Dershowitz continues his absurd tale. “Many who support singling out Israel will actively encourage academic contacts with Russian, Cuban, Saudi, Venezuelan, Chinese, Belarusian and Palestinian universities, despite the horrid human-rights records of these undemocratic countries and the discriminatory policies of their universities.” Where is the evidence for this bold statement?
Dershowitz adds another outrageous accusation based on no facts. “This hypocritical professor probably would not hesitate to recommend his student to universities that discriminate against gay and transgender, women, Jewish or Christian students.”
Finally, Dershowitz garners the evidence of  his imaginings to make his point. “Academic freedom may permit a professor to advocate a boycott against Israeli (or any other) universities, misguided as that may be. But it does not permit a professor to actually discriminate against one of his students based on invidious factors.

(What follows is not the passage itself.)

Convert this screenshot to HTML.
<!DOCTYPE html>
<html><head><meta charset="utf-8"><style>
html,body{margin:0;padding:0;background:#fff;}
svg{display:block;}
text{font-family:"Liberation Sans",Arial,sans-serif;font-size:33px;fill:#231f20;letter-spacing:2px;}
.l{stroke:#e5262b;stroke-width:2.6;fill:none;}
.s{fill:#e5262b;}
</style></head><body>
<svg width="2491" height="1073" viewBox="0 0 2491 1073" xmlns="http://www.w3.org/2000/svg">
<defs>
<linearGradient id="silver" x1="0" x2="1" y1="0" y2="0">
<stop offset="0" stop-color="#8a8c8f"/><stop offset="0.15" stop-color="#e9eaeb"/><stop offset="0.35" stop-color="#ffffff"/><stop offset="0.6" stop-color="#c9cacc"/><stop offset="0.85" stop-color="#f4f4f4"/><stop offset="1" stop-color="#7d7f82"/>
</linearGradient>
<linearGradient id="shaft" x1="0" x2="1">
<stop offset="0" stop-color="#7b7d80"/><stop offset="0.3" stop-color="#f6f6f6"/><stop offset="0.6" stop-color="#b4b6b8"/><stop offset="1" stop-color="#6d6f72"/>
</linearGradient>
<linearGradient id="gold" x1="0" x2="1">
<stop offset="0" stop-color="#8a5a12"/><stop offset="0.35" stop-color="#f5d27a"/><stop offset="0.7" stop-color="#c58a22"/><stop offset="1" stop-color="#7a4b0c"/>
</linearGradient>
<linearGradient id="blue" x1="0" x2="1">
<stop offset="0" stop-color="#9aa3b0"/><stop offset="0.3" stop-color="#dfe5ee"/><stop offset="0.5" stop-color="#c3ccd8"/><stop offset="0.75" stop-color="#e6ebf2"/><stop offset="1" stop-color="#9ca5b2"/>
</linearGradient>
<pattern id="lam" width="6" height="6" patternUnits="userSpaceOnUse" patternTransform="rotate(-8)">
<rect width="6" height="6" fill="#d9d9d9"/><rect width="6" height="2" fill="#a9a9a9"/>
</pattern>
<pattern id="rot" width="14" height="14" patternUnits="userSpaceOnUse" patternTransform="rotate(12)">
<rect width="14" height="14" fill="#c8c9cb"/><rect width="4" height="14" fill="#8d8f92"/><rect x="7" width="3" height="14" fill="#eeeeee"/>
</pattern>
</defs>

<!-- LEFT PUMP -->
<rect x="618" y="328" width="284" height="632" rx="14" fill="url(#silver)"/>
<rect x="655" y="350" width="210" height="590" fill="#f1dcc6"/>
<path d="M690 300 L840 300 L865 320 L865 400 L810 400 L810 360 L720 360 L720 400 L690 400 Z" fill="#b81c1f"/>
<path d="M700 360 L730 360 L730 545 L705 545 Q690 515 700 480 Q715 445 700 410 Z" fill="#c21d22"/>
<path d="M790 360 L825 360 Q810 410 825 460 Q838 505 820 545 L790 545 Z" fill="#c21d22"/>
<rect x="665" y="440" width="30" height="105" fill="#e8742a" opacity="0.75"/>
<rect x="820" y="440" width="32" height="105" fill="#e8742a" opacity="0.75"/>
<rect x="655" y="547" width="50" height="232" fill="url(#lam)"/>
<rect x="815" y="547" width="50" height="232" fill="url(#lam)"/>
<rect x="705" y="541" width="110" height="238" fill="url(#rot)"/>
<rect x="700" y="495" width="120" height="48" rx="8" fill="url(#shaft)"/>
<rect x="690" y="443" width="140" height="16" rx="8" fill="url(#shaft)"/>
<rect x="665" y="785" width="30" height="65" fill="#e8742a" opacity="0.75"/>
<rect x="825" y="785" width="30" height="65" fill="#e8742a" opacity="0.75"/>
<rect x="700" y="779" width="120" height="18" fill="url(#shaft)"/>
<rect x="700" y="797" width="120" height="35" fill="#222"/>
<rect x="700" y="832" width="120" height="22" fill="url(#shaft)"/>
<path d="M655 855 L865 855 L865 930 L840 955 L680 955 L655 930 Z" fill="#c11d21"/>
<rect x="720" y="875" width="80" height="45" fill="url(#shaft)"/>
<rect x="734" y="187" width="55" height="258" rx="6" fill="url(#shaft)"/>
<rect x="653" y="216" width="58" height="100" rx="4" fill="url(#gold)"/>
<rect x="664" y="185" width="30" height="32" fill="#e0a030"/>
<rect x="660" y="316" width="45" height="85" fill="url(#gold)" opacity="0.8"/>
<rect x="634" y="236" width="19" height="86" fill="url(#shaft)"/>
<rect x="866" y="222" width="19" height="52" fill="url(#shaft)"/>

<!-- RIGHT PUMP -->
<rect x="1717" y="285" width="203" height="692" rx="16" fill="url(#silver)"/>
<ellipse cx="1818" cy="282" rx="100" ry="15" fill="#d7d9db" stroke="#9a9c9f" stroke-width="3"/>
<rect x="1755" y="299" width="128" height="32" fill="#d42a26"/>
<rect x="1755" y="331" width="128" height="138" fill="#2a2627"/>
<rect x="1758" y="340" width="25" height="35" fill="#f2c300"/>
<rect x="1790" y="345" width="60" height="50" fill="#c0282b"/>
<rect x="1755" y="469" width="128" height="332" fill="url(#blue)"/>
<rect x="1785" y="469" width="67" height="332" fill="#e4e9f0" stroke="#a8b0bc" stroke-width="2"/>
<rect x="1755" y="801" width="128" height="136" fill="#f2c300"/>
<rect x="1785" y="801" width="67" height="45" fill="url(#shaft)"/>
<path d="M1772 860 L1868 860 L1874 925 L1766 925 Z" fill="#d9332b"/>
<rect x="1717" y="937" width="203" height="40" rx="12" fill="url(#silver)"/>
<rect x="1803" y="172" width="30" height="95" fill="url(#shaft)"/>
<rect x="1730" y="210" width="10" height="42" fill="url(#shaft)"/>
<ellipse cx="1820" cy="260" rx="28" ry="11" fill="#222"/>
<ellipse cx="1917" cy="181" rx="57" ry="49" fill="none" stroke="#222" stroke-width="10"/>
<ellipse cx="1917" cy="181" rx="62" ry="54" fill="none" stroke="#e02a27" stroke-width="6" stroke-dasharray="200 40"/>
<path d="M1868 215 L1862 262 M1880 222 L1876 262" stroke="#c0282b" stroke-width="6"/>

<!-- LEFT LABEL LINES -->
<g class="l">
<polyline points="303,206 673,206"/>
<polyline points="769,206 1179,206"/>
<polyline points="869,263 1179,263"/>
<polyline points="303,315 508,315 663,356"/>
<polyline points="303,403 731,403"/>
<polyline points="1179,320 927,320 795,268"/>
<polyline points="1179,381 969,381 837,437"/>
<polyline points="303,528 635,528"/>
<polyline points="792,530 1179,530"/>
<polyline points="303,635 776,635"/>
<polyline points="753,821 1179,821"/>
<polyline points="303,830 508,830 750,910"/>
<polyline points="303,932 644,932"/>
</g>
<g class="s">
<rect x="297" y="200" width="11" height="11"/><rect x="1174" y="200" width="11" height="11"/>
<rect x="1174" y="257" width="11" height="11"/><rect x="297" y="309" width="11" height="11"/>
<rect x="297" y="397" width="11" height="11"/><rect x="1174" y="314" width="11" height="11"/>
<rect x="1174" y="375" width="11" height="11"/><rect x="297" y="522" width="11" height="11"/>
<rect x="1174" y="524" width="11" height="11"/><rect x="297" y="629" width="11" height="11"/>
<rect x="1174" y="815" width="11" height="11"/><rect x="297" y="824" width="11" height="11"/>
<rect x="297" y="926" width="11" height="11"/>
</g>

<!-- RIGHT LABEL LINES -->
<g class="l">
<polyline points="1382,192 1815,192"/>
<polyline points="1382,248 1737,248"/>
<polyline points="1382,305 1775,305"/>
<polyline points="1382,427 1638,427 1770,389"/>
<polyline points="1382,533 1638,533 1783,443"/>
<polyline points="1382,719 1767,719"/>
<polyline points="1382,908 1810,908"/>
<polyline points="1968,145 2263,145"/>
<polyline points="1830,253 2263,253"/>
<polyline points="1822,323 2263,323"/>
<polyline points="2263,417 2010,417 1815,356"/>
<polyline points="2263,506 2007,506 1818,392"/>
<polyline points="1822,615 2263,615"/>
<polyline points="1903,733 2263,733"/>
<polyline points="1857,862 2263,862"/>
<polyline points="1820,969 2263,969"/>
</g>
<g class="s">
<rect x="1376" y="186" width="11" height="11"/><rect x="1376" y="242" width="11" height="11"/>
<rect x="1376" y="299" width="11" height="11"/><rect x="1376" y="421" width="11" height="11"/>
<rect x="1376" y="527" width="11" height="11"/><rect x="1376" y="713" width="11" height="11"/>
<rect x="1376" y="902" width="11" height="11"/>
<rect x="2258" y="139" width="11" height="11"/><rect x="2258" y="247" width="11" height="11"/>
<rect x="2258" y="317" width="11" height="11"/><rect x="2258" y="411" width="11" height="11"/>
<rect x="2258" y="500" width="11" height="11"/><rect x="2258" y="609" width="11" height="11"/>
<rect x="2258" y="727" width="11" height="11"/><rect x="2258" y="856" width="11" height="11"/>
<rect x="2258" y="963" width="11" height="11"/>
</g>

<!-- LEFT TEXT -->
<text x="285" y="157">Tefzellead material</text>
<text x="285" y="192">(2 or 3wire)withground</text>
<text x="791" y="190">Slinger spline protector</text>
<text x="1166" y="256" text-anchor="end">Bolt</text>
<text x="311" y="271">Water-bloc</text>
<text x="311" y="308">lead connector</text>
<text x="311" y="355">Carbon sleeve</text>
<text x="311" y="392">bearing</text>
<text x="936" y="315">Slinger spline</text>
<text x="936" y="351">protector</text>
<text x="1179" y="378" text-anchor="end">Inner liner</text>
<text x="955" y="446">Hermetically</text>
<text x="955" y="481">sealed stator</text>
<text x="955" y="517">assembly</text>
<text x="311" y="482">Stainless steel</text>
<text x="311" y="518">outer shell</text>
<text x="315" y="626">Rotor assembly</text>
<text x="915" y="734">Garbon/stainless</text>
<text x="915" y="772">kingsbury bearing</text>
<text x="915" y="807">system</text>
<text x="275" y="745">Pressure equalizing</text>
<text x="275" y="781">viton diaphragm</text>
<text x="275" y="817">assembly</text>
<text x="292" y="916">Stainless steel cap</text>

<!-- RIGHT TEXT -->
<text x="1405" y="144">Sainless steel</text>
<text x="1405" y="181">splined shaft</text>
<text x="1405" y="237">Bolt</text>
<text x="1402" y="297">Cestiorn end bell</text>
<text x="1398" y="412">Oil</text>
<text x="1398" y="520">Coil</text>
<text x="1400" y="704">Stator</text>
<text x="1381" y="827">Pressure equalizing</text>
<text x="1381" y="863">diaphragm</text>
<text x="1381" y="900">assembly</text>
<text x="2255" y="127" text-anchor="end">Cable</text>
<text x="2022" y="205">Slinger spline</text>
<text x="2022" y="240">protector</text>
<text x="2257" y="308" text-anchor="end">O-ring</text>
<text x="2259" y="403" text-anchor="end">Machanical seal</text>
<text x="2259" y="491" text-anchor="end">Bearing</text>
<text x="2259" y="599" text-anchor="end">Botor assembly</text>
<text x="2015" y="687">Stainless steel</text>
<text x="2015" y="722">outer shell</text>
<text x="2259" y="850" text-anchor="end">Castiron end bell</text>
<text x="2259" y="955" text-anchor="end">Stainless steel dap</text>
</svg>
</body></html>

A teacher must treat all of his students fairly and equally, without regard to their religious, political or ethnic views or identities…academic freedom … does not protect him from discriminating against a student who has different views.”
Professor Cheney Lippold did not discriminate against the student for her ethnicity or beliefs, rather he refused to write a  recommendation because, as he said, he believed that doing so would support Israel and violate his own commitment to BDS.
It seems that the relatively minor incident of a refusal to write a letter of recommendation based on the boycott of Israel has become the basis of hysterical accusations of anti Semitism. It may be that such extreme reactions serve to inure the public to true anti Semitism.